In seinen Anfangsjahren galt das Internet als die Krönung demokratischer Mitbestimmung. Mittlerweile muss man sich fragen, ob die Demokratie den Wahnsinn im Netz überleben wird. Auch im vergleichsweise harmlosen österreichischen Bundespräsidentschaftswahlkampf fanden die schlimmsten Untergriffe im Netz statt, allerlei Falschmeldungen und Lügen inklusive. Alexander Van der Bellen wurde als krebskrank und dement verunglimpft. Norbert Hofer musste sich wegen seiner Behinderung verspotten und als Nazi beschimpfen lassen. Vor dem nächsten Nationalratswahlkampf kann man sich unter diesen Bedingungen nur fürchten.

Fast genauso schlimm wie das Benehmen einiger User ist die konservierende Funktion des Internets. Eine missglückte Rede, ein entgleister Gesichtsausdruck, eine verrutschte Frisur bleiben für die Ewigkeit erhalten und jedem zugänglich, der sich darüber amüsieren will. Hillary Clintons Schwächeanfall am Rande eines Auftritts in New York wurde auf YouTube viele Millionen Mal angeklickt. "Das Ende von Hillary Clinton. Kollaps am Ground Zero", steht über einem dieser Clips. Vor zehn Jahren, als noch nicht jeder ein Smartphone mit eingebauter Kamera besaß, wäre ihr Aussetzer vermutlich unbemerkt geblieben.

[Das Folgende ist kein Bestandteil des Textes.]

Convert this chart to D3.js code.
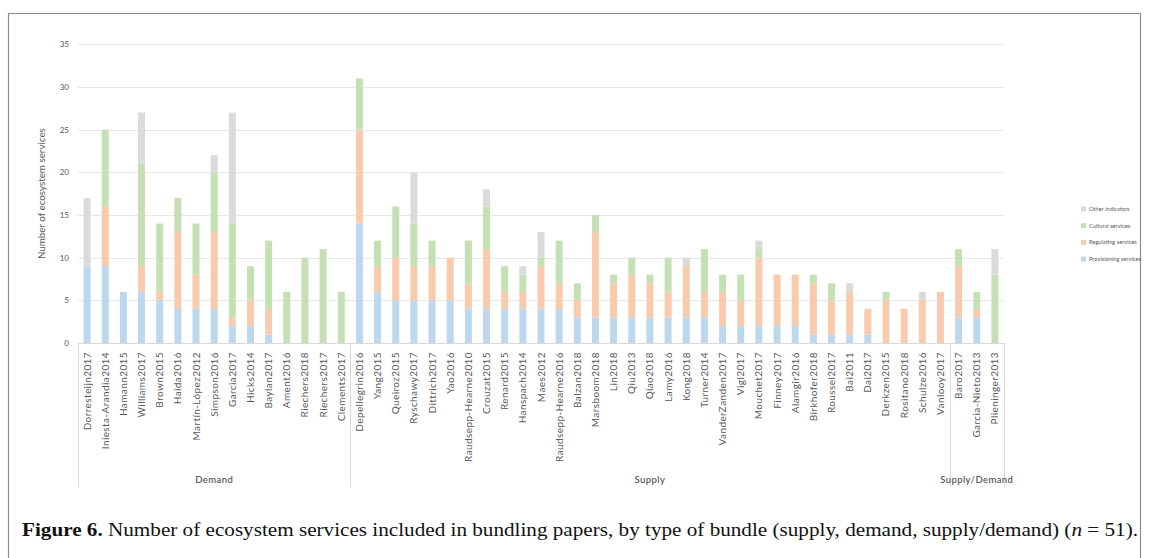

Politiker sind nicht mehr Herr über ihr wichtigstes Kapital, die eigene Außenwirkung. Da können die Parteistrategen noch so lange an den Formulierungen für eine Rede feilen oder über die Wahl des richtigen Outfits beraten - am Ende kriegt vielleicht ein verwackeltes Amateurfilmchen die meisten Klicks, auf dem zu sehen ist, wie sich der Kandidat in einem vermeintlich unbeobachteten Moment ein Nasenhaar abzwickt.

Oder wie er am Wühltisch in einem Textilgeschäft steht und sich von der Gattin ein Poloshirt zurechtzupfen lässt. In dieser lächerlichen Pose landete Werner Faymann Anfang Juni in einigen Boulevardmedien. "Ein Leser erwischte den Ex-Politiker beim Shoppen mit Ehefrau Martina", freute sich die Zeitung "Österreich" über den Scoop. Faymann war zu diesem Zeitpunkt seit ein paar Wochen nicht mehr Kanzler -und vielleicht zum ersten Mal froh darüber.